Faut-il dès lors être une artiste – une femme artiste – pour avoir pleinement conscience de cette hubris que Fatime Zahra Morjani s’amuse souvent à définir en termes de tyrannie ou de domination ? « Je suis le bourreau », se plaît-elle à répéter pour qualifier la démarche plastique qui est la sienne. Une démarche sombre et ludique à la fois, où le tragique côtoie toujours le plus grand des plaisirs. Une catharsis peut-être ? Son terrain de prédilection : la nature, souvent dans sa plus innocente sauvagerie. Chardons, cactus, mais aussi seigle, graines de maïs, de bardane ou de chanvre indien : la flore n’a pour elle aucun secret. Sur les traces de sa grand-mère guérisseuse dont elle se souvient qu’elle recherchait des plantes aux vertus thérapeutiques afin de préparer des potions pouvant lutter, entre autres, contre l’infertilité, Fatime Zahra Morjani est une activiste de la cueillette ; rituel ancestral qu’elle accomplit avec enchantement. Portrait de l’artiste en herboriste ou en sorcière, à vous de voir ! À la cueillette succède alors une phase de préparation au cours de laquelle les différentes plantes et autres herbes ou graines sont mises à sécher. Mais l’artiste s’autorise parfois des écarts, trempant dans l’eau des raquettes de cactus afin de faire apparaître des fibres invisibles à l’œil nu. À l’instar d’un taxidermiste empaillant les animaux morts, l’artiste apprivoise la mort des plantes qu’elle asservit à son désir de création.
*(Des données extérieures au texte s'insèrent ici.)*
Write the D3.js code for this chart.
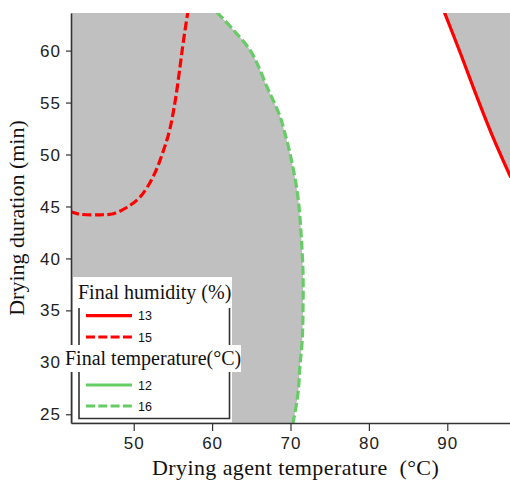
<!DOCTYPE html>
<html>
<head>
<meta charset="utf-8">
<script src="https://cdn.jsdelivr.net/npm/d3@7"></script>
<style>
  html, body { margin: 0; padding: 0; background: #fff; }
  svg { display: block; }
</style>
</head>
<body>
<svg id="chart" width="510" height="480"></svg>
<script>
// ---- Data ----
// x: drying agent temperature (°C), y: drying duration (min)
const humidity13 = [[89.6, 63.75], [91.75, 59.6], [93.7, 55.7], [95.7, 51.9], [98.1, 47.8]];
const humidity15 = [[41.9, 44.5], [43.15, 44.25], [45.7, 44.2], [47.4, 44.3], [49.1, 44.9], [50.8, 45.9], [52.5, 47.9], [53.8, 50.4], [54.6, 52.4], [55.3, 55.2], [55.9, 58.4], [56.3, 60.7], [56.9, 63.7]];
const temperature12 = [];
const temperature16 = [[60.6, 63.7], [62.7, 62.0], [64.8, 60.1], [65.9, 58.5], [67.0, 56.5], [67.8, 55.2], [68.7, 53.6], [69.3, 52.0], [69.85, 50.4], [70.3, 48.8], [70.7, 47.2], [71.0, 45.6], [71.2, 44.0], [71.4, 41.8], [71.6, 38.6], [71.6, 35.4], [71.5, 32.2], [71.2, 29.6], [71.0, 27.3], [70.7, 25.7], [70.3, 24.1]];
const xTicks = [50, 60, 70, 80, 90];
const yTicks = [25, 30, 35, 40, 45, 50, 55, 60];
const xDomain = [42, 98];
const yDomain = [24.16, 63.62];
const humidityLabels = ["13", "15"];
const temperatureLabels = ["12", "16"];

// ---- Layout ----
const svg = d3.select("#chart");
const L = 71, R = 510, T = 13, B = 423;
const x = d3.scaleLinear().domain(xDomain).range([L, R]);
const y = d3.scaleLinear().domain(yDomain).range([B, T]);

svg.append("rect").attr("width", 510).attr("height", 480).attr("fill", "#fff");

svg.append("clipPath").attr("id", "plotclip")
  .append("rect").attr("x", L).attr("y", T).attr("width", R - L).attr("height", B - T);

const plot = svg.append("g").attr("clip-path", "url(#plotclip)");

const GRAY = "#c0c0c0", RED = "#ff0000", GREEN = "#66cc66";

const line = d3.line().x(d => x(d[0])).y(d => y(d[1])).curve(d3.curveCatmullRom.alpha(0.5));

// Gray feasible regions built from the curves
const [x0, x1] = xDomain, [y0, y1] = yDomain;
plot.append("path").attr("d", line(temperature16) + "L" + x(x0 - 1) + "," + y(y0 - 1) + "L" + x(x0 - 1) + "," + y(y1 + 1) + "Z").attr("fill", GRAY);
plot.append("path").attr("d", line(humidity13) + "L" + x(x1 + 1) + "," + y(humidity13[humidity13.length - 1][1]) + "L" + x(x1 + 1) + "," + y(y1 + 1) + "L" + x(humidity13[0][0]) + "," + y(y1 + 1) + "Z").attr("fill", GRAY);

// Curves
const series = [
  { data: humidity13, color: RED, dash: null },
  { data: humidity15, color: RED, dash: "9,3.5" },
  { data: temperature12, color: GREEN, dash: null },
  { data: temperature16, color: GREEN, dash: "9,3.5" }
];
series.forEach(s => {
  if (!s.data.length) return;
  plot.append("path").attr("d", line(s.data)).attr("fill", "none")
    .attr("stroke", s.color).attr("stroke-width", 3.2)
    .attr("stroke-dasharray", s.dash);
});

// Axes
const AX = "#333";
const xAxis = svg.append("g").attr("transform", `translate(0,${B})`)
  .call(d3.axisBottom(x).tickValues(xTicks).tickSize(8).tickSizeOuter(0));
xAxis.select(".domain").attr("stroke", AX).attr("stroke-width", 1.6);
xAxis.selectAll(".tick line").attr("stroke", AX).attr("stroke-width", 1.2);
xAxis.selectAll(".tick text").attr("y", 26).attr("dy", 0)
  .attr("font-family", "Liberation Sans, Arial, sans-serif").attr("font-size", 17)
  .attr("letter-spacing", 1).attr("fill", "#222");

const yAxis = svg.append("g").attr("transform", `translate(${L},0)`)
  .call(d3.axisLeft(y).tickValues(yTicks).tickSize(5).tickSizeOuter(0));
yAxis.select(".domain").attr("stroke", AX).attr("stroke-width", 1.6);
yAxis.selectAll(".tick line").attr("stroke", AX).attr("stroke-width", 1.2);
yAxis.selectAll(".tick text").attr("x", -10).attr("dy", "0.33em")
  .attr("font-family", "Liberation Sans, Arial, sans-serif").attr("font-size", 17)
  .attr("letter-spacing", 1).attr("fill", "#222");

// Axis titles
svg.append("text").attr("x", 152).attr("y", 475)
  .attr("font-family", "Liberation Serif, Times New Roman, serif").attr("font-size", 22)
  .attr("letter-spacing", 0.4).style("white-space", "pre").attr("fill", "#111")
  .text("Drying agent temperature  (°C)");
svg.append("text").attr("transform", "translate(24,218) rotate(-90)").attr("text-anchor", "middle")
  .attr("font-family", "Liberation Serif, Times New Roman, serif").attr("font-size", 22)
  .attr("fill", "#111").text("Drying duration (min)");

// Legend
const lg = svg.append("g");
lg.append("rect").attr("x", 73).attr("y", 277).attr("width", 159).attr("height", B - 277 - 0.8).attr("fill", "#fff");
lg.append("path").attr("d", "M79,308V418.5H229.5V308").attr("fill", "none").attr("stroke", AX).attr("stroke-width", 1.6);
const serif = "Liberation Serif, Times New Roman, serif";
lg.append("text").attr("x", 78).attr("y", 299).attr("font-family", serif).attr("font-size", 20).attr("fill", "#111").text("Final humidity (%)");
lg.append("rect").attr("x", 63).attr("y", 345).attr("width", 178).attr("height", 27).attr("fill", "#fff");
lg.append("text").attr("x", 65).attr("y", 365).attr("font-family", serif).attr("font-size", 20).attr("fill", "#111").text("Final temperature(°C)");

const items = [
  { label: humidityLabels[0], color: RED, dash: null, yy: 315.7 },
  { label: humidityLabels[1], color: RED, dash: "9,3.3", yy: 337 },
  { label: temperatureLabels[0], color: GREEN, dash: null, yy: 385 },
  { label: temperatureLabels[1], color: GREEN, dash: "9,3.3", yy: 406 }
];
items.forEach(it => {
  lg.append("line").attr("x1", 86).attr("x2", 132).attr("y1", it.yy).attr("y2", it.yy)
    .attr("stroke", it.color).attr("stroke-width", 3.2).attr("stroke-dasharray", it.dash);
  lg.append("text").attr("x", 138).attr("y", it.yy + 4.6)
    .attr("font-family", "Liberation Sans, Arial, sans-serif").attr("font-size", 12.5)
    .attr("fill", "#111").text(it.label);
});
</script>
</body>
</html>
C’est alors qu’un autre rituel s’accomplit. Dans le secret de son atelier, une épreuve d’exorcisme a lieu. Sous le regard bienveillant de masques funéraires et de chauves-souris découpées à l’intérieur de fibres végétales, l’artiste entame son sabbat. On entend les détonations des percussions, éclairées à la lueur des flambeaux. On imagine les peaux de bêtes et les danses chamaniques. La toile est poncée pour accueillir les entrailles des végétaux que l’artiste choisit d’assembler, portée par la frénésie d’un rythme intérieur dont elle ignore le sens. Parfois, comme par magie, des formes animales apparaissent. Des dessins surgissent comme autant de traces indéchiffrables. Là, des graines de maïs sont projetées sur la toile et brûlées vives par l’action d’un chalumeau. Ça explose, ça se fragmente, ça se déchire. Et petit à petit, cela prend forme. Rattrapée par sa formation d’architecte, l’artiste-sorcière choisit un angle de lumière afin de poser des aplats de couleur, usant aussi bien de pigments, d’encre, d’huile ou de bombe aérosol. Une forme doit éclore de ce chaos. Une empreinte doit être laissée, fût-ce à l’état d’abandon.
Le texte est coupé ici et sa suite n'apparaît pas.